There are almost as many types of stringed instruments used in Andean music as there are wind instruments. The most common, however, are the spanish guitar and the charango. Originally, Andean music consisted only of flutes and percussion. The guitar (and all variants) was introduced as a result of the Columbian conquest, the Spanish bringing the guitar from Spain. Over the centuries, many variations of the guitar have been developed, including the riquento, charango, ronrocco, cuatro, tiple, tres, and many others.
The charango resembles a small guitar with 10 strings. The strings are tuned in pairs of five notes, with the middle pair being an octave apart. The rest are tuned in unison. The sound is quite high, almost "tinny" in tone, with a sharp attack. The instrument may be played either rhythmically or melodically. There are some excellent modern masters of the charango, including Eddie Navia from Bolivia, formerly of the group "Savia Andina", and now residing in the United States and performing with his group Sukay. The charango is obvioulsy descendent from the spanish guitar, as is evident by the shape, but little is known as to exactly how the charango evolved from the guitar. One story that has been passed down was that the Incas and Aymaras, being from very proud cultures and not only skilled in handicrafts, but also in battle, had defeated the Spanish conquistadores in a number of battles. As a mimick of the Spanish, the Incas took the helmets of the fallen Spanish soldiers, attached a long stick off one end and mocked the Spanish in this manner.

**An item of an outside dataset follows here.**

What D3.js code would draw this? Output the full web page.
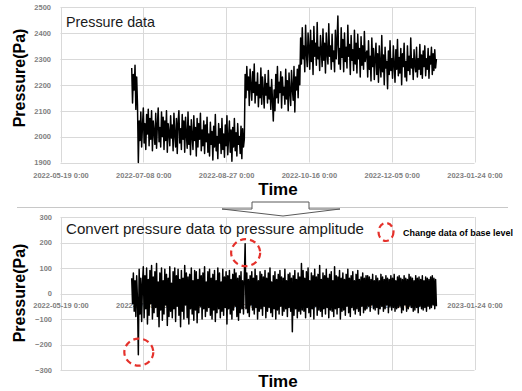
<!DOCTYPE html>
<html><head><meta charset="utf-8">
<script src="https://cdn.jsdelivr.net/npm/d3@7"></script>
<style>body{margin:0;background:#fff}svg{display:block;font-family:"Liberation Sans",Arial,sans-serif}</style>
</head><body><svg id="c" width="522" height="391"></svg>
<script>
// ---- data ----
const xTickLabels = ["2022-05-19 0:00","2022-07-08 0:00","2022-08-27 0:00","2022-10-16 0:00","2022-12-05 0:00","2023-01-24 0:00"];
const topYTicks = [1900,2000,2100,2200,2300,2400,2500];
const ampYTicks = [-300,-200,-100,0,100,200,300];
const seriesStart = "2022-07-01 0:00";
const stepHours = 12;
const pressure = [
2265,2130,2240,2180,2275,2105,2230,2120,
1900,
2060,1985,2095,1960,2040,2110,1975,2050,1950,2085,
2010,2105,1965,2070,1990,2100,1945,2060,2020,1970,
2090,1955,2045,2110,1980,2035,1960,2095,2000,2075,
1950,2060,1985,2100,1940,2050,2015,1965,2080,1995,
2045,1945,2090,2005,1960,2070,1935,2055,2100,1975,
2030,1950,2085,1990,2060,1940,2075,2010,1955,2095,
1970,2040,1930,2065,2000,1950,2080,1985,2035,1925,
2070,1960,2050,1990,2090,1945,2025,1965,2060,1935,
2045,1980,2075,1940,2010,
1925,2055,1970,2020,1910,2040,1960,2085,1945,2000,
1915,2050,1975,2030,1935,2070,1950,2010,1920,2045,
1965,2080,1930,1995,2060,1940,2025,1905,2035,1960,
2070,1945,2015,1925,2050,1970,2000,1935,2040,1915,
2030,1960,1990,
2240,2150,2270,2180,2230,2120,2260,2195,2140,2250,
2170,2280,2130,2210,2160,2245,2115,2200,2150,2265,
2125,2230,2175,2110,2240,2160,2205,2130,2255,2145,
2190,2105,2220,2140,
2060,2180,2100,2240,2150,2270,2130,2210,2170,2250,
2110,2230,2160,2190,2125,2260,2145,2215,2100,2245,
2170,2120,2255,2185,2140,2270,2095,2230,2180,2260,
2150,2275,2200,
2380,2280,2420,2300,2350,2250,2430,2320,2270,2400,
2340,2260,2410,2290,2370,2240,2425,2310,2360,2275,
2440,2300,2345,2255,2390,2330,2270,2415,2295,2360,
2245,2400,2320,2280,2435,2310,2350,2260,2395,2290,
2330,2250,2410,2300,2370,2465,2280,2340,2260,2420,
2305,2375,2250,2400,2290,2345,2265,2430,2310,2355,
2240,2390,2295,2335,2255,2410,2280,2360,2245,2395,
2300,2340,2230,2385,2275,2350,2260,2405,2290,2320,
2330,2230,2370,2260,2310,2215,2380,2270,2340,2220,
2300,2360,2240,2320,2210,2350,2275,2230,2390,2250,
2315,2200,2345,2265,2290,2185,2330,2240,2370,2255,
2300,2225,2350,2280,2210,2335,2260,2375,2235,2305,
2245,2340,2200,2320,2270,2360,2230,2290,2215,2350,
2255,2310,2240,2380,2265,2300,2220,2335,2275,2250,
2345,2230,2300,2260,2355,2240,2315,2225,2330,2270,
2350,2235,2300,2260,2340,2225,2310,2280,2345,2240,
2320,2255,2335,2265,2300
];
const amplitude = [
60,-40,80,-70,50,-90,70,-30,
-240,
95,-80,60,-110,40,105,-95,70,-60,100,
-120,55,-85,90,-40,110,-100,65,-75,85,
-55,118,-90,45,-130,80,-65,100,-105,50,
-80,95,-45,75,-125,60,-90,105,-70,40,
-95,85,-60,100,-110,70,-50,95,-85,55,
-130,90,-70,60,-100,110,-45,80,-95,65,
-120,75,-60,100,-80,50,-105,90,-65,85,
-115,55,-75,95,-50,70,-100,80,-60,105,
-90,45,-70,85,-55,
95,-85,60,-100,75,-65,90,-110,50,-75,
100,-60,80,-95,45,-70,95,-85,65,-55,
85,-120,70,-60,90,-80,55,-100,75,-65,
95,-50,80,-90,60,-105,70,-75,85,-60,
50,-80,65,
195,
-60,80,-75,55,-90,70,-45,85,-65,60,
-80,95,-55,70,-100,50,-70,85,-60,75,
-85,65,-50,90,-95,60,-70,80,-55,100,
-75,45,-90,70,-60,85,-100,55,-65,75,
-80,90,-50,65,-85,60,-70,95,-60,50,
-90,75,-55,80,-70,60,-150,70,-85,90,
-60,55,-95,80,-70,65,
-80,118,-65,90,-70,60,-95,85,-55,100,
-75,50,-90,80,-60,70,-100,95,-50,65,
-85,75,-65,110,-70,55,-90,80,-60,70,
-80,95,-55,60,-95,75,-65,85,-70,50,
-90,105,-60,70,-80,65,-55,90,-100,60,
-70,80,-65,55,-85,75,-50,95,-75,60,
-90,70,-55,85,-65,50,-80,75,-60,90,
-70,55,-85,65,-50,80,-75,60,-65,70,
-60,70,-50,65,-70,55,-45,75,-60,50,
-65,70,-55,60,-80,50,-60,75,-50,65,
-70,55,-60,70,-45,60,-75,55,-50,70,
-65,60,-55,75,-70,50,-60,65,-55,70,
-50,60,-75,55,-65,70,-45,60,-70,55,
-60,75,-50,65,-55,60,-70,50,-65,70,
-55,60,-75,65,-50,55,-60,70,-65,50,
-55,65,-70,60,-50,55,-60,65,-55,70,
-45,60,-60,55,-50
];
// annotated base-level changes: [index, value of circle centre]
const baseChanges = [[137, 160], [8, -230]];

// ---- helpers ----
const parse = d3.utcParse("%Y-%m-%d %H:%M");
const tickDates = xTickLabels.map(parse);
const t0 = parse(seriesStart);
const times = pressure.map((_, i) => d3.utcHour.offset(t0, i * stepHours));

const svg = d3.select("#c");
const grid = "#d9d9d9", tickColor = "#7f7f7f";

function panel(cfg) {
  const x = d3.scaleUtc().domain([tickDates[0], tickDates[tickDates.length - 1]]).range([60.5, 474.5]);
  const y = d3.scaleLinear().domain(cfg.yDomain).range(cfg.yRange);
  const g = svg.append("g");
  g.selectAll(".hg").data(cfg.yTicks).join("line")
    .attr("x1", x.range()[0]).attr("x2", x.range()[1])
    .attr("y1", d => Math.round(y(d)) + 0.5).attr("y2", d => Math.round(y(d)) + 0.5)
    .attr("stroke", grid).attr("stroke-width", 1);
  g.selectAll(".vg").data(tickDates).join("line")
    .attr("x1", d => Math.round(x(d)) + 0.5).attr("x2", d => Math.round(x(d)) + 0.5)
    .attr("y1", cfg.yRange[1]).attr("y2", cfg.yRange[0])
    .attr("stroke", grid).attr("stroke-width", 1);
  const yAxis = d3.axisLeft(y).tickValues(cfg.yTicks).tickSize(0).tickPadding(0).tickFormat(d3.format("d"));
  const ya = g.append("g").attr("transform", `translate(${cfg.yLabelX},0)`).call(yAxis);
  ya.select(".domain").remove();
  ya.selectAll("text").attr("fill", tickColor).attr("font-size", 7.5).attr("font-weight", "bold");
  const xAxis = d3.axisBottom(x).tickValues(tickDates).tickSize(0).tickPadding(0)
    .tickFormat((d, i) => xTickLabels[i]);
  const xa = g.append("g").attr("transform", `translate(0,${cfg.xLabelY})`).call(xAxis);
  xa.select(".domain").remove();
  xa.selectAll("text").attr("fill", tickColor).attr("font-size", 7.5).attr("font-weight", "bold")
    .attr("dy", "0.35em").attr("y", 0);
  const line = d3.line().x((d, i) => x(times[i])).y(d => y(d));
  g.append("path").datum(cfg.values).attr("d", line)
    .attr("fill", "none").attr("stroke", "#000").attr("stroke-width", 1.5).attr("stroke-linejoin", "round");
  g.append("text").attr("x", 66).attr("y", cfg.titleY).text(cfg.title)
    .attr("font-size", 15).attr("fill", "#1a1a1a").attr("textLength", cfg.titleLen).attr("lengthAdjust", "spacingAndGlyphs");
  g.append("text").attr("x", 278).attr("y", cfg.timeY).attr("text-anchor", "middle")
    .attr("font-size", 17).attr("font-weight", "bold").text("Time");
  g.append("text").attr("transform", `translate(25,${cfg.ylabCY}) rotate(-90)`).attr("text-anchor", "middle")
    .attr("font-size", 16).attr("font-weight", "bold").text("Pressure(Pa)");
  return {x, y, g};
}

panel({values: pressure, yDomain: [1900, 2500], yRange: [162.5, 7], yTicks: topYTicks,
  yLabelX: 51, xLabelY: 175, title: "Pressure data", titleY: 27, titleLen: 89,
  timeY: 195, ylabCY: 78});

svg.append("line").attr("x1", 17).attr("x2", 508).attr("y1", 207.5).attr("y2", 207.5)
  .attr("stroke", "#c8c8c8").attr("stroke-width", 1);
svg.append("polygon")
  .attr("points", "252,202 309,202 309,209 340,209 283,216 222,209 252,209")
  .attr("fill", "#fff").attr("stroke", "#595959").attr("stroke-width", 1);

const P2 = panel({values: amplitude, yDomain: [-300, 300], yRange: [370, 217], yTicks: ampYTicks,
  yLabelX: 52, xLabelY: 305, title: "Convert pressure data to pressure amplitude", titleY: 234, titleLen: 298,
  timeY: 387, ylabCY: 293});

const red = "#e5312b";
svg.selectAll(".bc").data(baseChanges).join("ellipse")
  .attr("cx", d => P2.x(times[d[0]]) + 0.5).attr("cy", d => P2.y(d[1]))
  .attr("rx", 14.5).attr("ry", 13.5)
  .attr("fill", "none").attr("stroke", red).attr("stroke-width", 2.2).attr("stroke-dasharray", "6,4");
svg.append("ellipse").attr("cx", 386).attr("cy", 232).attr("rx", 7.5).attr("ry", 9)
  .attr("fill", "none").attr("stroke", red).attr("stroke-width", 2.2).attr("stroke-dasharray", "6,4");
svg.append("text").attr("x", 403).attr("y", 235.5).attr("font-size", 9.5).attr("font-weight", "bold")
  .attr("textLength", 110).attr("lengthAdjust", "spacingAndGlyphs").text("Change data of base level");
</script></body></html>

The construction of the charango actually varies, but there is one common aspect among all charangos. The soundbox is usually carved from one solid piece of wood (with the exception of the quiriquinchu charango, which was made from the shell of an armadillo). The actual type of wood varies.
The charango has a "big brother" called the ronrocco, which is similar, with the same tuning, but an octave lower.
Another common stringed instruments is the cuatro, which looks similar to a thin guitar, but has four gut or nylon strings. The cuatro has a very dry sound and is often strummed in syncopation with the rhythm of many musical forms originating from Colombia and Venezuela. The cuatro is also considered the "national instrument" of these two countries.
The other stringed instrument worth noting is the Colombian tiple, which looks almost identical to a guitar, except that it comprises twelve steel strings arranged in four sets of three strings (rather than the usual six sets of two strings for the 12-string guitar). All three strings of each set are tuned in unison, and the four sets follow the tuning of the top (high) four strings of a normal guitar.
There are, again, many different percussion instruments found in Andean music, the most common of which is of course the processional drum or "bombo". The bombo is usually made from a hollowed tree trunk with hide skins stretched across the top and bottom, usually sheep or llama hide at one end, and cow hide on the other. Bombos, like many other Andean instruments, come in all different sizes. A cousin of the bombo is the "wankara" which is similar but much larger and with cords stretched across one of the hide drumheads.
Another common instrument, heard throughout the Andean musical "repertoire", is a rattle made from goat's hooves. The name of the rattle differs between regions, with "chajchas" or "arreglos" being the most common, but the construction is the same.